82. Scorn - The Only Place
Ne vous fiez pas à la pochette de ce dernier album en date de l’Anglais Mick Harris, même désormais quinquagénaire Scorn reste Scorn, autant dire qu’on ne trouve pas grand chose de fleuri ni même de lumineux sur The Only Place où le pape du dub indus ne fait rien d’autre que ce qu’il sait faire de mieux, des instrumentaux aux beats massifs, aux basses rampantes et aux atmosphères à couper au couteau, où vapeurs délétères côtoient rayonnements d’antimatière. Lourdement syncopé mais finement texturé, le successeur de Cafe Mor ne fait pas pour autant dans la dentelle et s’avère comme souvent plus belliqueux que contemplatif, autant pour le pissenlit sur l’artwork qu’on nous invite probablement à manger par la racine à l’écoute de ces nouvelles salves ténébreuses et presque trop homogènes auxquelles il ne manquait que quelques digressions de plus, à l’image de ce Distortion transcendé par le flow de Kool Keith, pour tutoyer les cimes du projet.
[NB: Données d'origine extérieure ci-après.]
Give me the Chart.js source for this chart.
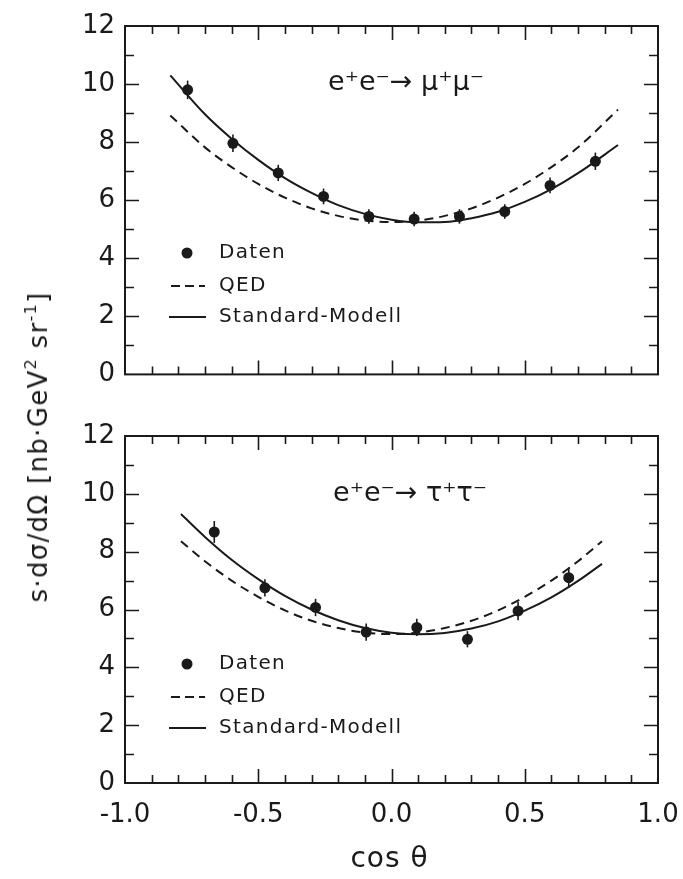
<!DOCTYPE html>
<html>
<head>
<meta charset="utf-8">
<script src="https://cdn.jsdelivr.net/npm/chart.js@4.4.0/dist/chart.umd.min.js"></script>
<style>
  body { margin: 0; background: #fff; width: 683px; height: 879px; position: relative; overflow: hidden; font-family: "DejaVu Sans", sans-serif; }
  canvas { position: absolute; left: 0; }
  #muChart { top: 0; }
  #tauChart { top: 400px; }
  #yTitle { position: absolute; left: 38px; top: 447px; transform: translate(-50%, -50%) rotate(-90deg); white-space: nowrap; font-size: 26px; letter-spacing: 1.3px; color: #1a1a1a; }
  #yTitle span { font-size: 16px; position: relative; top: -11px; }
</style>
</head>
<body>
<canvas id="muChart" width="683" height="400"></canvas>
<canvas id="tauChart" width="683" height="479"></canvas>
<div id="yTitle">s·dσ/dΩ [nb·GeV<span>2</span> sr<span>-1</span>]</div>
<script>
const INK = '#1a1a1a';

// Tick labels
const xTickLabels = ['-1.0', '-0.5', '0.0', '0.5', '1.0'];
const yTickLabels = ['0', '2', '4', '6', '8', '10', '12'];

// e+e- -> mu+mu- : measured points
const muCos = [-0.765, -0.595, -0.425, -0.255, -0.085, 0.085, 0.255, 0.425, 0.595, 0.765];
const muData = [9.80, 7.96, 6.94, 6.13, 5.44, 5.35, 5.44, 5.61, 6.51, 7.34];
const muErr = [0.32, 0.30, 0.28, 0.27, 0.25, 0.25, 0.25, 0.25, 0.27, 0.30];
// e+e- -> mu+mu- : model curves
const muCurveCos = [-0.83, -0.7, -0.6, -0.5, -0.4, -0.3, -0.2, -0.1, 0, 0.1, 0.2, 0.3, 0.4, 0.5, 0.6, 0.7, 0.85];
const muSM = [10.3, 8.96, 8.12, 7.39, 6.76, 6.25, 5.83, 5.53, 5.33, 5.24, 5.25, 5.38, 5.60, 5.94, 6.38, 6.93, 7.9];
const muQED = [8.92, 7.82, 7.14, 6.56, 6.09, 5.72, 5.46, 5.30, 5.25, 5.30, 5.46, 5.72, 6.09, 6.56, 7.14, 7.82, 9.12];

// e+e- -> tau+tau- : measured points
const tauCos = [-0.665, -0.475, -0.285, -0.095, 0.095, 0.285, 0.475, 0.665];
const tauData = [8.68, 6.75, 6.07, 5.22, 5.38, 4.97, 5.95, 7.10];
const tauErr = [0.38, 0.30, 0.30, 0.30, 0.30, 0.28, 0.32, 0.35];
// e+e- -> tau+tau- : model curves
const tauCurveCos = [-0.79, -0.7, -0.6, -0.5, -0.4, -0.3, -0.2, -0.1, 0, 0.1, 0.2, 0.3, 0.4, 0.5, 0.6, 0.7, 0.79];
const tauSM = [9.3, 8.51, 7.72, 7.05, 6.47, 6.00, 5.63, 5.36, 5.20, 5.14, 5.19, 5.34, 5.59, 5.96, 6.42, 6.99, 7.58];
const tauQED = [8.36, 7.67, 7.00, 6.44, 5.97, 5.61, 5.36, 5.20, 5.15, 5.20, 5.36, 5.61, 5.97, 6.44, 7.00, 7.67, 8.36];

const legendLabels = ['Daten', 'QED', 'Standard-Modell'];

function toXY(xs, ys) {
  return xs.map((x, i) => ({ x: x, y: ys[i] }));
}

// frame with inward ticks, error bars, legend and reaction label
const framePlugin = {
  id: 'frame',
  afterDatasetsDraw(chart, args, opts) {
    const ctx = chart.ctx;
    const y = chart.scales.y;
    const meta = chart.getDatasetMeta(2);
    ctx.save();
    ctx.strokeStyle = INK;
    ctx.lineWidth = 1.6;
    meta.data.forEach((pt, i) => {
      const v = chart.data.datasets[2].data[i].y;
      ctx.beginPath();
      ctx.moveTo(pt.x, y.getPixelForValue(v + opts.errors[i]));
      ctx.lineTo(pt.x, y.getPixelForValue(v - opts.errors[i]));
      ctx.stroke();
    });
    ctx.restore();
  },
  afterDraw(chart, args, opts) {
    const { ctx, chartArea: a } = chart;
    const x = chart.scales.x, y = chart.scales.y;
    ctx.save();
    ctx.strokeStyle = INK;
    ctx.lineWidth = 2;
    ctx.strokeRect(a.left, a.top, a.right - a.left, a.bottom - a.top);
    ctx.lineWidth = 1.6;
    ctx.beginPath();
    x.ticks.forEach(t => {
      const k = Math.round(t.value * 10);
      if (k === -10 || k === 10) return;
      const px = Math.round(x.getPixelForValue(t.value)) + 0.5;
      const len = k % 5 === 0 ? 14 : 8;
      ctx.moveTo(px, a.bottom); ctx.lineTo(px, a.bottom - len);
      ctx.moveTo(px, a.top); ctx.lineTo(px, a.top + len);
    });
    y.ticks.forEach(t => {
      if (t.value <= 0 || t.value >= 12) return;
      const py = Math.round(y.getPixelForValue(t.value)) + 0.5;
      const len = t.value % 2 === 0 ? 14 : 9;
      ctx.moveTo(a.left, py); ctx.lineTo(a.left + len, py);
      ctx.moveTo(a.right, py); ctx.lineTo(a.right - len, py);
    });
    ctx.stroke();

    // reaction label
    ctx.fillStyle = INK;
    ctx.font = '27px "DejaVu Sans"';
    ctx.textAlign = 'center';
    ctx.textBaseline = 'middle';
    ctx.fillText(opts.reaction, opts.reactionX, a.top + opts.reactionDy);

    // legend
    const lx = a.left + 44, ty = a.top + opts.legendDy;
    ctx.textAlign = 'left';
    ctx.font = '20px "DejaVu Sans"';
    ctx.letterSpacing = '1.3px';
    ctx.beginPath();
    ctx.arc(lx + 18, ty, 5.5, 0, Math.PI * 2);
    ctx.fill();
    ctx.fillText(legendLabels[0], lx + 50, ty);
    ctx.lineWidth = 2;
    ctx.setLineDash([9, 5]);
    ctx.beginPath();
    ctx.moveTo(lx + 2, ty + 33); ctx.lineTo(lx + 36, ty + 33);
    ctx.stroke();
    ctx.setLineDash([]);
    ctx.fillText(legendLabels[1], lx + 50, ty + 33);
    ctx.beginPath();
    ctx.moveTo(lx, ty + 64); ctx.lineTo(lx + 37, ty + 64);
    ctx.stroke();
    ctx.fillText(legendLabels[2], lx + 50, ty + 64);

    if (opts.xTitle) {
      ctx.font = '28px "DejaVu Sans"';
      ctx.letterSpacing = '1px';
      ctx.textAlign = 'center';
      ctx.fillText(opts.xTitle, (a.left + a.right) / 2 - 2, a.bottom + 77);
    }
    ctx.restore();
  }
};

function makePanel(id, cfg) {
  return new Chart(document.getElementById(id), {
    type: 'scatter',
    data: {
      datasets: [
        { label: legendLabels[2], type: 'line', data: toXY(cfg.curveCos, cfg.sm), borderColor: INK, borderWidth: 2, pointRadius: 0, cubicInterpolationMode: 'monotone', fill: false },
        { label: legendLabels[1], type: 'line', data: toXY(cfg.curveCos, cfg.qed), borderColor: INK, borderWidth: 2, borderDash: [9, 6], pointRadius: 0, cubicInterpolationMode: 'monotone', fill: false },
        { label: legendLabels[0], data: toXY(cfg.cos, cfg.vals), pointRadius: 5.5, backgroundColor: INK, borderWidth: 0 }
      ]
    },
    options: {
      responsive: false,
      animation: false,
      devicePixelRatio: 1,
      layout: { padding: { top: cfg.padTop, right: 25, left: 0, bottom: 0 } },
      plugins: {
        legend: { display: false },
        tooltip: { enabled: false },
        frame: { errors: cfg.err, reaction: cfg.reaction, reactionX: cfg.reactionX, reactionDy: cfg.reactionDy, legendDy: cfg.legendDy, xTitle: cfg.xTitle }
      },
      scales: {
        x: {
          type: 'linear', min: -1, max: 1,
          grid: { display: false, drawTicks: false },
          border: { display: false },
          ticks: {
            display: cfg.showX, stepSize: 0.1, autoSkip: false, maxRotation: 0, padding: 17,
            color: INK, font: { family: 'DejaVu Sans', size: 26 },
            callback: v => {
              const k = Math.round(v * 10);
              return k % 5 === 0 ? xTickLabels[(k + 10) / 5] : '';
            }
          },
          afterFit: s => {
            s.height = cfg.xHeight;
            s.paddingLeft = 0;
            s.paddingRight = 0;
          }
        },
        y: {
          min: 0, max: 12,
          grid: { display: false, drawTicks: false },
          border: { display: false },
          ticks: {
            stepSize: 1, autoSkip: false, padding: 10,
            color: INK, font: { family: 'DejaVu Sans', size: 26 },
            callback: v => v % 2 === 0 ? yTickLabels[v / 2] : ''
          },
          afterFit: s => { s.width = 125; }
        }
      }
    },
    plugins: [framePlugin]
  });
}

makePanel('muChart', {
  cos: muCos, vals: muData, err: muErr,
  curveCos: muCurveCos, sm: muSM, qed: muQED,
  padTop: 26, xHeight: 22, showX: false,
  reaction: 'e⁺e⁻→ μ⁺μ⁻', reactionX: 406, reactionDy: 57, legendDy: 227
});

makePanel('tauChart', {
  cos: tauCos, vals: tauData, err: tauErr,
  curveCos: tauCurveCos, sm: tauSM, qed: tauQED,
  padTop: 36, xHeight: 96, showX: true,
  reaction: 'e⁺e⁻→ τ⁺τ⁻', reactionX: 410, reactionDy: 58, legendDy: 228,
  xTitle: 'cos θ'
});
</script>
</body>
</html>
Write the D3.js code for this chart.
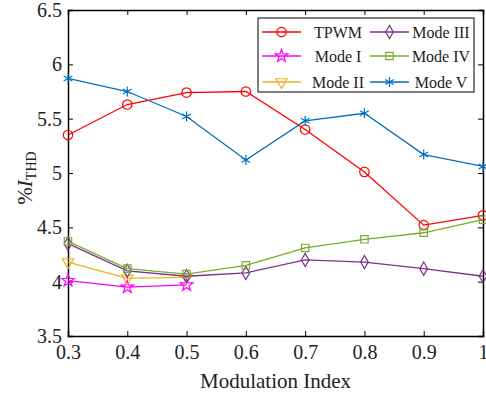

81. Thavius Beck - Cosmic Noise
"Le précurseur californien du glitch-hop, pierre angulaire du hip-hop électronique moderne, délaisse le chant mais continue partiellement sur la lancée de l’excellent Technol O.G. qui phagocytait il y a 4 ans trap, transe et autres pseudo-genres bâtards du hip-hop commercial et de l’électro dansante pour leur imposer sa patte enfiévrée, urgente, virtuose et ludique, entre deux incursions drum’n’bass qu’il n’a pas tout à fait abandonnées ici (The Principle Of Rhythm). Plus mystique et stellaire comme le laissaient entendre sa pochette et son titre, Cosmic Noise flirte toutefois un peu moins avec les tendances actuelles, renouant avec l’abstract évocateur des débuts (Mr. Mercurial, Birdsong), avec des expérimentations plus radicales proches de l’IDM post-industrielle (Chaos Theory) ou de la dark techno (Dark Matter), voire avec ce son à la Brainfeeder que l’auteur de l’immense Dialogue avait contribué à inspirer (Work !, Reunited With The All), mais la fascination pour la trap recontextualisée en de vraies progressions mélodiques et lyriques demeure (Inner Space, Taking Over Me), de même que les excès d’emphase orchestrale sur le fil du bon goût de The Most Beautiful Ugly (Baby Tell Me That…), l’attrait pour les synthés 80s anachroniques (Angel Bop) ou encore une certaine grandiloquence funky qui fonctionne particulièrement bien sur le très réussi Issa Wrap. Encore un grand album malade en somme, que l’on se réjouit déjà d’explorer dans toutes ses mutations intrigantes et dans toutes ses contradictions."